Mobile devices also have an application outside school. Field trips can be transformed by an iPhone’s GPS navigation system or the free mapping software available on some mobiles, Mr Haigh says. Photographs can be tagged to a map location, so instead of making a field sketch, pupils can spend more time on researching an area or identifying natural features and wildlife.

These kinds of projects are made easier by the increasingly wide range of educational apps coming on to the market. For example, www.wildknowledge.co.uk offers access to the same map, survey and wildlife identification tools as those used to survey wildlife on the Masai Mara game reserve in Kenya.
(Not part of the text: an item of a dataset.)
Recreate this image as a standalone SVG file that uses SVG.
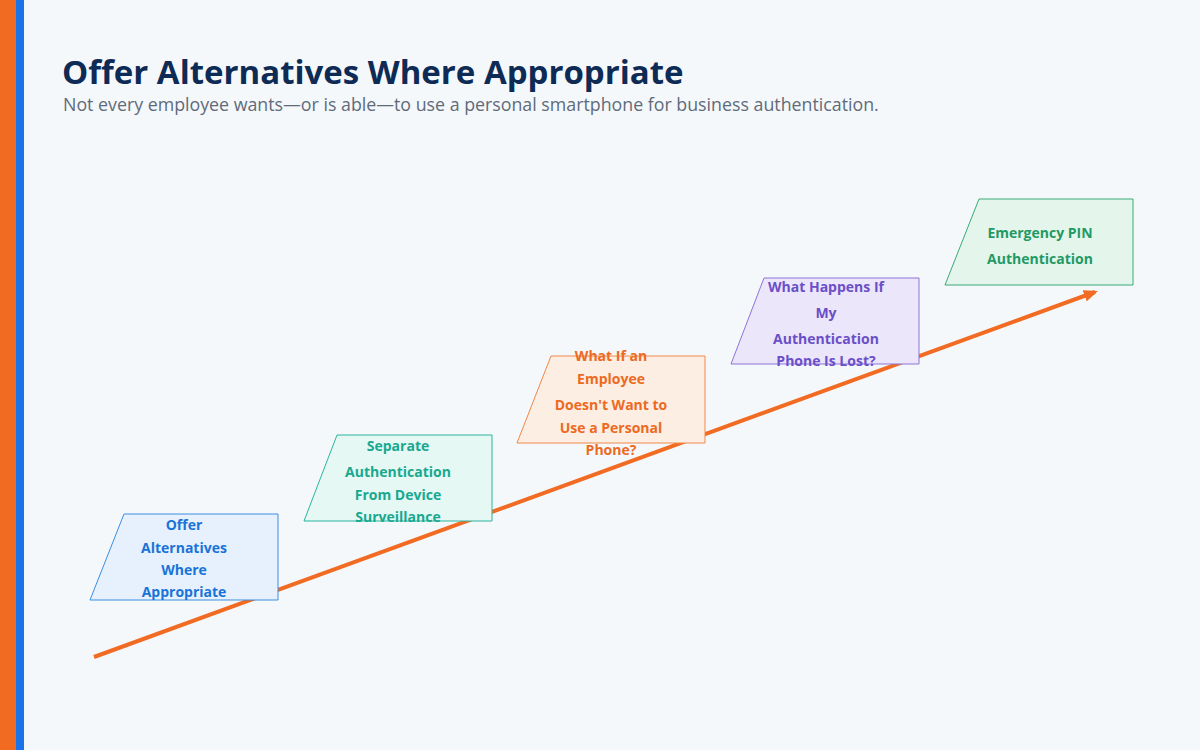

Ms Tonner is involved in a research project with Stockton-on-Tees City Learning Centre, which provides ICT facilities to schools, to evaluate the use of iPhones in gathering data and making observations about a local RSPB site for a Year 45 science project. One group of nine-year-olds will use iPhones, while others will use traditional clip boards and paper or cameras and voice recorders.

Val Brookes, deputy director of the learning centre, says the idea is to work out whether using the iPhones makes it easier, or whether it means pupils spend more time on technical issues, such as struggling to upload photos because the signal is not strong enough. “Until there has been proper evaluation, teachers may wonder if it is worth it,” she says.

But Ms Attewell believes the increasing power of mobile phones means it is “bizarre” that some schools still compel pupils to turn them off while in class. She says the possibility that they will cause disruption is no argument for missing out on a potentially powerful educational tool.

“When I was at school, some kids discovered that highly sharpened pencils could be painful weapons, but I don’t recall anyone arguing that pencils should be banned from schools,” she says.

The damage that phones can do is less physical than a sharp pencil, but there are still barriers to overcome before many teachers are ready to accept that mobiles can be as useful in the classroom.